What to work on »
With the pictures left out, copy the listing below exactly.
* START *
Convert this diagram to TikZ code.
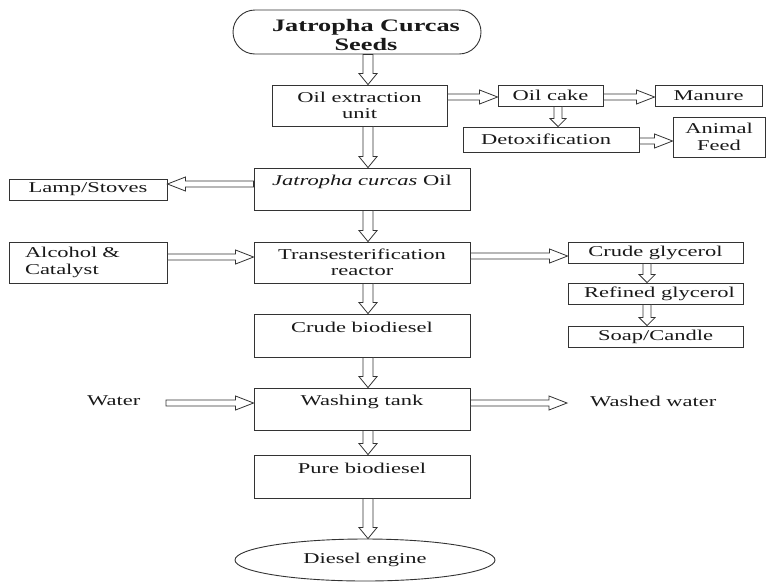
\documentclass[tikz,border=0pt]{standalone}
\usepackage{fontspec}
\setmainfont{Liberation Serif}[FakeStretch=1.5]
\usetikzlibrary{calc,shapes.geometric}
\newcommand\hollowarr[5]{%
  \coordinate (has) at (#4);
  \coordinate (hae) at (#5);
  \coordinate (hah) at ($(hae)!#3!(has)$);
  \draw[harrow] ($(has)!#1!90:(hae)$) -- ($(hah)!#1!90:(hae)$) -- ($(hah)!#2!90:(hae)$) -- (hae)
    -- ($(hah)!#2!-90:(hae)$) -- ($(hah)!#1!-90:(hae)$) -- ($(has)!#1!-90:(hae)$) -- cycle;
}
\newcommand\varr[2]{\hollowarr{5pt}{9pt}{11pt}{#1}{#2}}
\newcommand\sarr[2]{\hollowarr{4pt}{8pt}{8pt}{#1}{#2}}
\newcommand\harr[2]{\hollowarr{3pt}{7pt}{18pt}{#1}{#2}}
\begin{document}
\begin{tikzpicture}[x=1pt,y=-1pt,
  harrow/.style={draw=black!80, line width=0.8pt, fill=white, line join=miter},
  txt/.style={font=\fontsize{15}{16.5}\selectfont, text=black!90, align=center, inner sep=0pt},
  box/.style={txt, draw=black!80, line width=0.9pt, minimum width=#1},
  box/.default=216pt]
\useasboundingbox (0,0) rectangle (767,582);
\fill[white] (0,0) rectangle (767,582);
% axes / levels
\coordinate (ax) at (368,0);
\coordinate (ax2) at (558,0);
\coordinate (ax3) at (647,0);
\coordinate (l97) at (0,97);
\coordinate (l141) at (0,141);
\coordinate (l184) at (0,184);
\coordinate (l257) at (0,257);
\coordinate (l256) at (0,256);
\coordinate (l403) at (0,403);
% nodes
\node[box=248pt, minimum height=44pt, rounded corners=22pt] (seeds) at (357,32) {};
\node[txt, font=\fontsize{17.5}{19}\selectfont\bfseries] (seedstxt) at (366,35) {Jatropha Curcas\\Seeds};
\node[box=175pt, minimum height=41pt] (oil) at (359.5,105.5) {Oil extraction\\unit};
\node[box=105pt, minimum height=21pt] (cake) at (550.5,95.5) {Oil cake};
\node[box=107pt, minimum height=21pt] (manure) at (708.5,95.5) {Manure};
\node[box=176pt, minimum height=25pt] (detox) at (551,139.5) {Detoxification\hspace*{10pt}};
\node[box=92pt, minimum height=40pt] (feed) at (719,137) {Animal\\Feed};
\node[box, minimum height=42pt] (jco) at (362,189) {\textit{Jatropha curcas} Oil\\~};
\node[box=158pt, minimum height=21pt] (lamp) at (88,189.5) {Lamp/Stoves};
\node[box, minimum height=41pt] (trans) at (362,262.5) {Transesterification\\reactor};
\node[box=158pt, minimum height=41pt, align=left, text width=126pt] (alc) at (88,262.5) {Alcohol \&\\Catalyst};
\node[box=175pt, minimum height=21pt] (cg) at (655.5,252.5) {Crude glycerol};
\node[box=175pt, minimum height=21pt] (rg) at (655.5,293.5) {\hspace*{8pt}Refined glycerol};
\node[box=175pt, minimum height=21pt] (soap) at (655.5,336.5) {Soap/Candle};
\node[box, minimum height=43pt] (cb) at (362,335.5) {Crude biodiesel\\~};
\node[box, minimum height=42pt] (wash) at (362,409) {Washing tank\\~};
\node[box, minimum height=43pt] (pure) at (362,476.5) {Pure biodiesel\\~};
\node[txt, draw=black!80, line width=0.9pt, ellipse, minimum width=260pt, minimum height=42pt] (engine) at (365,560) {Diesel engine};
\node[txt, anchor=west] (water) at (87,401) {Water};
\node[txt, anchor=west] (washed) at (590,401) {Washed water};
\coordinate (wst) at (166,403);
\coordinate (wed) at (567,403);
% vertical arrows
\varr{ax |- seeds.south}{ax |- oil.north}
\varr{ax |- oil.south}{ax |- jco.north}
\varr{ax |- jco.south}{ax |- trans.north}
\varr{ax |- trans.south}{ax |- cb.north}
\varr{ax |- cb.south}{ax |- wash.north}
\varr{ax |- wash.south}{ax |- pure.north}
\varr{ax |- pure.south}{ax |- engine.north}
\sarr{ax2 |- cake.south}{ax2 |- detox.north}
\sarr{ax3 |- cg.south}{ax3 |- rg.north}
\sarr{ax3 |- rg.south}{ax3 |- soap.north}
% horizontal arrows
\harr{oil.east |- l97}{cake.west |- l97}
\harr{cake.east |- l97}{manure.west |- l97}
\harr{detox.east |- l141}{feed.west |- l141}
\harr{jco.west |- l184}{lamp.east |- l184}
\harr{alc.east |- l257}{trans.west |- l257}
\harr{trans.east |- l256}{cg.west |- l256}
\harr{wst}{wash.west |- l403}
\harr{wash.east |- l403}{wed}
\end{tikzpicture}
\end{document}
* END *
Completed exercise »
Convert this diagram to TikZ code.
\documentclass[tikz,border=0pt]{standalone}
\usepackage{fontspec}
\setmainfont{Liberation Serif}[FakeStretch=1.5]
\usetikzlibrary{calc,shapes.geometric}
\newcommand\hollowarr[5]{%
  \coordinate (has) at (#4);
  \coordinate (hae) at (#5);
  \coordinate (hah) at ($(hae)!#3!(has)$);
  \draw[harrow] ($(has)!#1!90:(hae)$) -- ($(hah)!#1!90:(hae)$) -- ($(hah)!#2!90:(hae)$) -- (hae)
    -- ($(hah)!#2!-90:(hae)$) -- ($(hah)!#1!-90:(hae)$) -- ($(has)!#1!-90:(hae)$) -- cycle;
}
\newcommand\varr[2]{\hollowarr{5pt}{9pt}{11pt}{#1}{#2}}
\newcommand\sarr[2]{\hollowarr{4pt}{8pt}{8pt}{#1}{#2}}
\newcommand\harr[2]{\hollowarr{3pt}{7pt}{18pt}{#1}{#2}}
\begin{document}
\begin{tikzpicture}[x=1pt,y=-1pt,
  harrow/.style={draw=black!80, line width=0.8pt, fill=white, line join=miter},
  txt/.style={font=\fontsize{15}{16.5}\selectfont, text=black!90, align=center, inner sep=0pt},
  box/.style={txt, draw=black!80, line width=0.9pt, minimum width=#1},
  box/.default=216pt]
\useasboundingbox (0,0) rectangle (767,582);
\fill[white] (0,0) rectangle (767,582);
% axes / levels
\coordinate (ax) at (368,0);
\coordinate (ax2) at (558,0);
\coordinate (ax3) at (647,0);
\coordinate (l97) at (0,97);
\coordinate (l141) at (0,141);
\coordinate (l184) at (0,184);
\coordinate (l257) at (0,257);
\coordinate (l256) at (0,256);
\coordinate (l403) at (0,403);
% nodes
\node[box=248pt, minimum height=44pt, rounded corners=22pt] (seeds) at (357,32) {};
\node[txt, font=\fontsize{17.5}{19}\selectfont\bfseries] (seedstxt) at (366,35) {Jatropha Curcas\\Seeds};
\node[box=175pt, minimum height=41pt] (oil) at (359.5,105.5) {Oil extraction\\unit};
\node[box=105pt, minimum height=21pt] (cake) at (550.5,95.5) {Oil cake};
\node[box=107pt, minimum height=21pt] (manure) at (708.5,95.5) {Manure};
\node[box=176pt, minimum height=25pt] (detox) at (551,139.5) {Detoxification\hspace*{10pt}};
\node[box=92pt, minimum height=40pt] (feed) at (719,137) {Animal\\Feed};
\node[box, minimum height=42pt] (jco) at (362,189) {\textit{Jatropha curcas} Oil\\~};
\node[box=158pt, minimum height=21pt] (lamp) at (88,189.5) {Lamp/Stoves};
\node[box, minimum height=41pt] (trans) at (362,262.5) {Transesterification\\reactor};
\node[box=158pt, minimum height=41pt, align=left, text width=126pt] (alc) at (88,262.5) {Alcohol \&\\Catalyst};
\node[box=175pt, minimum height=21pt] (cg) at (655.5,252.5) {Crude glycerol};
\node[box=175pt, minimum height=21pt] (rg) at (655.5,293.5) {\hspace*{8pt}Refined glycerol};
\node[box=175pt, minimum height=21pt] (soap) at (655.5,336.5) {Soap/Candle};
\node[box, minimum height=43pt] (cb) at (362,335.5) {Crude biodiesel\\~};
\node[box, minimum height=42pt] (wash) at (362,409) {Washing tank\\~};
\node[box, minimum height=43pt] (pure) at (362,476.5) {Pure biodiesel\\~};
\node[txt, draw=black!80, line width=0.9pt, ellipse, minimum width=260pt, minimum height=42pt] (engine) at (365,560) {Diesel engine};
\node[txt, anchor=west] (water) at (87,401) {Water};
\node[txt, anchor=west] (washed) at (590,401) {Washed water};
\coordinate (wst) at (166,403);
\coordinate (wed) at (567,403);
% vertical arrows
\varr{ax |- seeds.south}{ax |- oil.north}
\varr{ax |- oil.south}{ax |- jco.north}
\varr{ax |- jco.south}{ax |- trans.north}
\varr{ax |- trans.south}{ax |- cb.north}
\varr{ax |- cb.south}{ax |- wash.north}
\varr{ax |- wash.south}{ax |- pure.north}
\varr{ax |- pure.south}{ax |- engine.north}
\sarr{ax2 |- cake.south}{ax2 |- detox.north}
\sarr{ax3 |- cg.south}{ax3 |- rg.north}
\sarr{ax3 |- rg.south}{ax3 |- soap.north}
% horizontal arrows
\harr{oil.east |- l97}{cake.west |- l97}
\harr{cake.east |- l97}{manure.west |- l97}
\harr{detox.east |- l141}{feed.west |- l141}
\harr{jco.west |- l184}{lamp.east |- l184}
\harr{alc.east |- l257}{trans.west |- l257}
\harr{trans.east |- l256}{cg.west |- l256}
\harr{wst}{wash.west |- l403}
\harr{wash.east |- l403}{wed}
\end{tikzpicture}
\end{document}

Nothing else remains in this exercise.